After a quasi double, top the platinum market almost
forged a gap down trade this morning. We think that October platinum will
violate close-in support at $820 today, with an ultimate downside target of $817
on this wave down. It might be helpful to note that platinum continues to
respect the pattern of lower highs and that leaves the overall trend pointing to
the downside.

COPPER

Copper in Asia appeared to be a little higher this
morning and that was probably bargain hunting after the big decline posted on
Wednesday. The Dollar rally has certainly played a role in the copper declines
this week, as that raises the cost of US copper to international buyers. The
copper market has managed to find some support on the charts around the channel
support line of 126.10 One would have expected copper to find favor with the
Fed’s statements that the recent US economic slowing is temporary, but the
copper market isn’t that focused on US conditions.

CRUDE COMPLEX

Despite talk that Saudi Arabia is going to
provide up to 9.5 million barrels per day of oil in August and comments from
OPEC that the market is getting more than enough supply, prices managed to
reject the lows of the day and forge a higher close on Wednesday. The weekly
inventory stats were mixed with crude stocks declining and product stocks rising
and many would suggest that the reports confirm a little more market focus on
crude than on the products.

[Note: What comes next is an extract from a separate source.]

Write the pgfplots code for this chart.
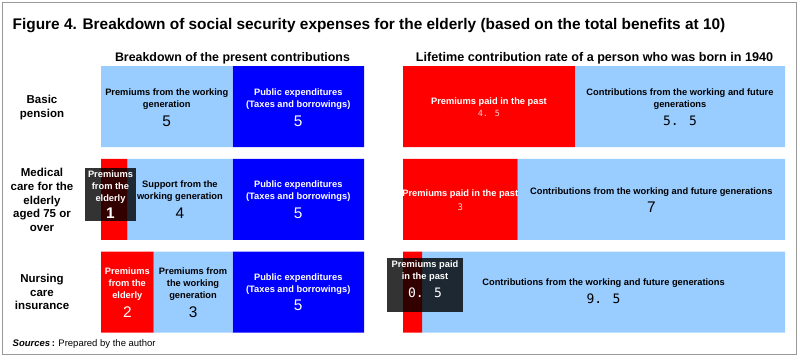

While demand is thought to be rising it is also
thought that supply is rising and that might mean that crude prices will have
difficulty climbing significantly above $42.00 without some fresh problem.

NATURAL GAS

The trade is aware that natural gas prices might
have resumed a tight daily track with crude oil and with some of the highest
heat Index readings of the year, the bias in natural gas might remain up. The
weekly inventory report today is expected to be slightly negative, as the
injection season continues and the trade continues to be deflated by the year
over year surplus dialogue. Talk about stronger prompt demand, seems to verify
the presence of high heat index readings but in order to throw off the bear
track in place since the May high, the high temps will have to entrench.